Kegiatan ini merupakan bagian dari program penyuluhan Tahsin Al-Qur’an yang digagas oleh Penyuluh Agama Islam (PAI) KUA Kecamatan Binjai Timur sejak tahun 2024. Setiap hari Rabu, penyuluh agama datang membimbing para lansia memperbaiki bacaan Al-Qur’an mereka. Di antara mereka, Salim Fakhri, S.HI, menjadi salah satu sosok yang dengan penuh kesabaran mendampingi para lansia melewati proses pembelajaran yang tidak mudah.
Membimbing lansia bukan tanpa tantangan. Menurut Salim, usia senja membawa keterbatasan tersendiri—baik dari segi pendengaran, penglihatan, maupun daya ingat. “Kadang mereka lupa huruf yang baru saja diajarkan. Kadang harus diulang sampai lima, enam kali. Tapi justru dari situlah letak keharuannya—mereka tetap semangat, tetap ingin bisa,” ujar Salim dengan mata berkaca, Rabu (1/10/2025).
Ada kalanya, rasa frustasi menyelimuti suasana. Beberapa lansia merasa malu atau takut salah saat membaca di depan teman-temannya. Namun, dengan pendekatan yang ramah dan metode pengajaran yang interaktif, suasana kelas tahsin perlahan menjadi tempat yang nyaman, bahkan menyenangkan.

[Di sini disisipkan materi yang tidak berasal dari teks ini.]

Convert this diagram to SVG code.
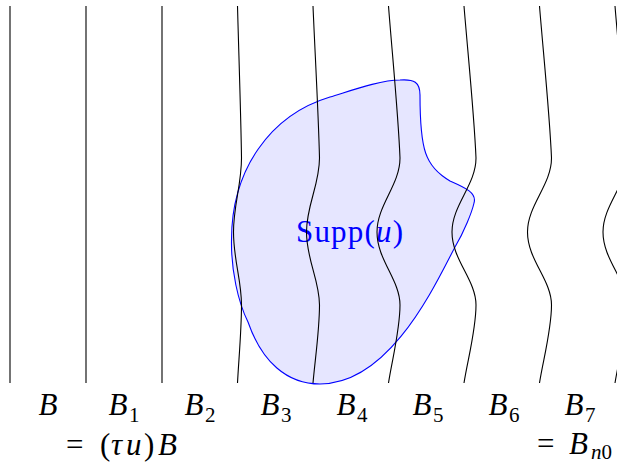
<svg xmlns="http://www.w3.org/2000/svg" width="617" height="464" viewBox="0 0 617 464">
<style>
.ln{fill:none;stroke:#000;stroke-width:1.1}
.blob{fill:#e6e6ff;stroke:#0000ff;stroke-width:1.1}
.t{font-family:"Liberation Serif",serif;font-size:31px;fill:#000}
.i{font-style:italic}
.s{font-size:21px;font-style:normal}
.si{font-size:21px;font-style:italic}
</style>
<g id="support">
<path class="blob" d="M400,80 C414,79 420,82 420,95 C420,150 425,166 450,181 C466,188 477,193 474,203 C472,212 464,232 455,247 C435,285 390,384 320,384 C287,384 262,362 248,322 C238,302 231,270 231.5,240 C231.5,170 270,115 330,97 C350,91 380,80 400,80 Z"/>
<text class="t" x="296" y="242" textLength="107" lengthAdjust="spacing" style="fill:#0000ff">Supp(<tspan class="i">u</tspan>)</text>
</g>
<g id="connectors">
<path class="ln" d="M10,6 V383"/>
<path class="ln" d="M86,6 V383"/>
<path class="ln" d="M162,6 V383"/>
<path class="ln" d="M237.5,6 C238.8,55 240.9,115 241.5,158 C241.5,185 233.5,205 233.5,232 C233.5,260 241.5,280 241.5,305 C241.5,330 238.7,360 237.5,383"/>
<path class="ln" d="M313,6 C315.1,55 318.5,115 319.5,158 C319.5,185 306.5,205 306.5,232 C306.5,260 319.5,280 319.5,305 C319.5,330 315,360 313,383"/>
<path class="ln" d="M388.5,6 C392.3,55 398.3,115 400,158 C400,185 377,205 377,232 C377,260 400,280 400,305 C400,330 392,360 388.5,383"/>
<path class="ln" d="M464,6 C468,55 474.2,115 476,158 C476,185 452,205 452,232 C452,260 476,280 476,305 C476,330 467.6,360 464,383"/>
<path class="ln" d="M539.5,6 C543.5,55 549.7,115 551.5,158 C551.5,185 527.5,205 527.5,232 C527.5,260 551.5,280 551.5,305 C551.5,330 543.1,360 539.5,383"/>
<path class="ln" d="M615,6 C619,55 625.2,115 627,158 C627,185 603,205 603,232 C603,260 627,280 627,305 C627,330 618.6,360 615,383"/>
</g>
<g id="labels">
<text class="t i" x="48" y="415" text-anchor="middle">B</text>
<text class="t i" x="124" y="415" text-anchor="middle">B<tspan class="s" dx="1.5" dy="6.5">1</tspan></text>
<text class="t i" x="200" y="415" text-anchor="middle">B<tspan class="s" dx="1.5" dy="6.5">2</tspan></text>
<text class="t i" x="276" y="415" text-anchor="middle">B<tspan class="s" dx="1.5" dy="6.5">3</tspan></text>
<text class="t i" x="352" y="415" text-anchor="middle">B<tspan class="s" dx="1.5" dy="6.5">4</tspan></text>
<text class="t i" x="428" y="415" text-anchor="middle">B<tspan class="s" dx="1.5" dy="6.5">5</tspan></text>
<text class="t i" x="504" y="415" text-anchor="middle">B<tspan class="s" dx="1.5" dy="6.5">6</tspan></text>
<text class="t i" x="580" y="415" text-anchor="middle">B<tspan class="s" dx="1.5" dy="6.5">7</tspan></text>
<text class="t" y="455"><tspan x="66">=</tspan><tspan x="100">(</tspan><tspan class="i" x="111">τ</tspan><tspan class="i" x="126">u</tspan><tspan x="144">)</tspan><tspan class="i" x="158">B</tspan></text>
<text class="t" y="454"><tspan x="537">=</tspan><tspan class="i" x="569">B</tspan><tspan class="si" x="591" dy="5">n</tspan><tspan class="s">0</tspan></text>
</g>
</svg>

“Kesulitan mereka adalah ujian kesabaran bagi kami. Tapi senyum bahagia mereka setelah bisa membaca satu ayat dengan benar—itu tidak tergantikan,” tambah Salim.
Di antara para peserta ada sosok Nenek Yolanda (72) yang menjadi inspirasi. Meski tubuhnya renta dan suara mulai melemah, semangatnya membara. Setiap Hari Rabu, ia datang lebih awal, duduk di barisan depan, dan mengikuti arahan penyuluh dengan antusias.
“Walaupun saya sudah tua, saya ingin bacaan Al-Qur’an saya lebih baik. Kalau saya menghadap Allah nanti, saya ingin membawa bacaan yang indah,” ucap Yolanda dengan mata berkaca, suaranya bergetar menahan haru.
Kesungguhan Nenek Yolanda memotivasi peserta lainnya. Ia tak segan mengulang-ulang satu ayat yang sama, bahkan meminta bimbingan tambahan seusai kelas. Ketika ia akhirnya mampu membaca dengan tajwid yang benar, ruangan kelas tahsin seolah dipenuhi rasa haru dan kebanggaan.
Bagi para penyuluh, program tahsin ini lebih dari sekadar tugas atau kegiatan rutin. Ini adalah misi kemanusiaan dan dakwah. “Kami tidak hanya mengajarkan huruf dan makhraj, tapi juga menghadirkan ketenangan batin bagi mereka. Banyak yang bilang setelah ikut kelas ini, mereka lebih tenang, lebih damai,” ujar salah satu penyuluh.
Suasana religius yang tercipta dari kegiatan ini membawa dampak positif. Para lansia terlihat lebih ceria, lebih aktif secara sosial, dan merasa dihargai. Doa bersama yang selalu menutup kegiatan menjadi momen syahdu yang menyatukan hati.
Melihat dampak positif dari kegiatan ini, para penyuluh berharap program tahsin ini dapat diperluas dan didukung lebih banyak pihak. “Kami ingin kegiatan ini tidak hanya berlangsung di satu panti jompo, tapi juga di tempat-tempat lain. Mungkin ke depannya bisa melibatkan relawan muda, atau dukungan fasilitas seperti mushaf besar untuk lansia yang sulit melihat,” ungkap Salim.
Ia juga berharap ada dukungan dari pemerintah daerah maupun lembaga keagamaan untuk menjadikan program semacam ini sebagai bagian dari gerakan nasional mencerdaskan spiritual lansia. “Karena siapa pun kita, berapa pun usia kita, kita tetap butuh dekat dengan firman Allah,” pungkasnya.
Di balik usia yang renta dan langkah yang mulai pelan, para lansia di Panti Jompo Binjai menunjukkan bahwa semangat belajar tak pernah padam. Al-Qur’an menjadi cahaya yang menerangi hari-hari mereka, menjadi teman setia di masa senja. Dan di sana, di sudut kota kecil, para penyuluh agama terus menyalakan lentera harapan—satu huruf, satu ayat, satu jiwa dalam bimbingan kasih-Nya.